▸ PROBLEM DETAILS: Could you give the data below again, exactly and completely?

[start of COLLECTED MATERIAL]

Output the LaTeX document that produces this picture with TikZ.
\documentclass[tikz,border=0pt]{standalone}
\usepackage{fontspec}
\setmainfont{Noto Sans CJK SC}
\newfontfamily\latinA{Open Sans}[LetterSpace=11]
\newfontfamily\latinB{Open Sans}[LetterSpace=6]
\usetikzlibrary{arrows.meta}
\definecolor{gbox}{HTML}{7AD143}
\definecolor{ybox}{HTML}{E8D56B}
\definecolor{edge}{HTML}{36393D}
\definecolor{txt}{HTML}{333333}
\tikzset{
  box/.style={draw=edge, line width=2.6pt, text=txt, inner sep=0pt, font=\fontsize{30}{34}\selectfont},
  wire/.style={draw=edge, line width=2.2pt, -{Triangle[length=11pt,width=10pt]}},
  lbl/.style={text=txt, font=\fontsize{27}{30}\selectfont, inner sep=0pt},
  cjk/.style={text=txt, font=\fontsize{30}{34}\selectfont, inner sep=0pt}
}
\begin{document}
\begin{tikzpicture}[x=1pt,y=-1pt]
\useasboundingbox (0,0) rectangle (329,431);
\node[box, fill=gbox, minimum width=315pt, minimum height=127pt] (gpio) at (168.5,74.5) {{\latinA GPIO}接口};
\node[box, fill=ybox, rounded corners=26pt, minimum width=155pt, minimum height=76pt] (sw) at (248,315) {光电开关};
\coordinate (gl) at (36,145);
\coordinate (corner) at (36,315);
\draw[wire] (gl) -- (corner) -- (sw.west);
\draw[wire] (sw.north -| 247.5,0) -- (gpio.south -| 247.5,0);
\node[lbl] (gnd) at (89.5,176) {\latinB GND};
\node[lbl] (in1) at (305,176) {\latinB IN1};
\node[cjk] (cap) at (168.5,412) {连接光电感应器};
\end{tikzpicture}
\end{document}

[end of COLLECTED MATERIAL]

▸ ANSWER TO THIS EXERCISE:
Output the LaTeX document that produces this picture with TikZ.
\documentclass[tikz,border=0pt]{standalone}
\usepackage{fontspec}
\setmainfont{Noto Sans CJK SC}
\newfontfamily\latinA{Open Sans}[LetterSpace=11]
\newfontfamily\latinB{Open Sans}[LetterSpace=6]
\usetikzlibrary{arrows.meta}
\definecolor{gbox}{HTML}{7AD143}
\definecolor{ybox}{HTML}{E8D56B}
\definecolor{edge}{HTML}{36393D}
\definecolor{txt}{HTML}{333333}
\tikzset{
  box/.style={draw=edge, line width=2.6pt, text=txt, inner sep=0pt, font=\fontsize{30}{34}\selectfont},
  wire/.style={draw=edge, line width=2.2pt, -{Triangle[length=11pt,width=10pt]}},
  lbl/.style={text=txt, font=\fontsize{27}{30}\selectfont, inner sep=0pt},
  cjk/.style={text=txt, font=\fontsize{30}{34}\selectfont, inner sep=0pt}
}
\begin{document}
\begin{tikzpicture}[x=1pt,y=-1pt]
\useasboundingbox (0,0) rectangle (329,431);
\node[box, fill=gbox, minimum width=315pt, minimum height=127pt] (gpio) at (168.5,74.5) {{\latinA GPIO}接口};
\node[box, fill=ybox, rounded corners=26pt, minimum width=155pt, minimum height=76pt] (sw) at (248,315) {光电开关};
\coordinate (gl) at (36,145);
\coordinate (corner) at (36,315);
\draw[wire] (gl) -- (corner) -- (sw.west);
\draw[wire] (sw.north -| 247.5,0) -- (gpio.south -| 247.5,0);
\node[lbl] (gnd) at (89.5,176) {\latinB GND};
\node[lbl] (in1) at (305,176) {\latinB IN1};
\node[cjk] (cap) at (168.5,412) {连接光电感应器};
\end{tikzpicture}
\end{document}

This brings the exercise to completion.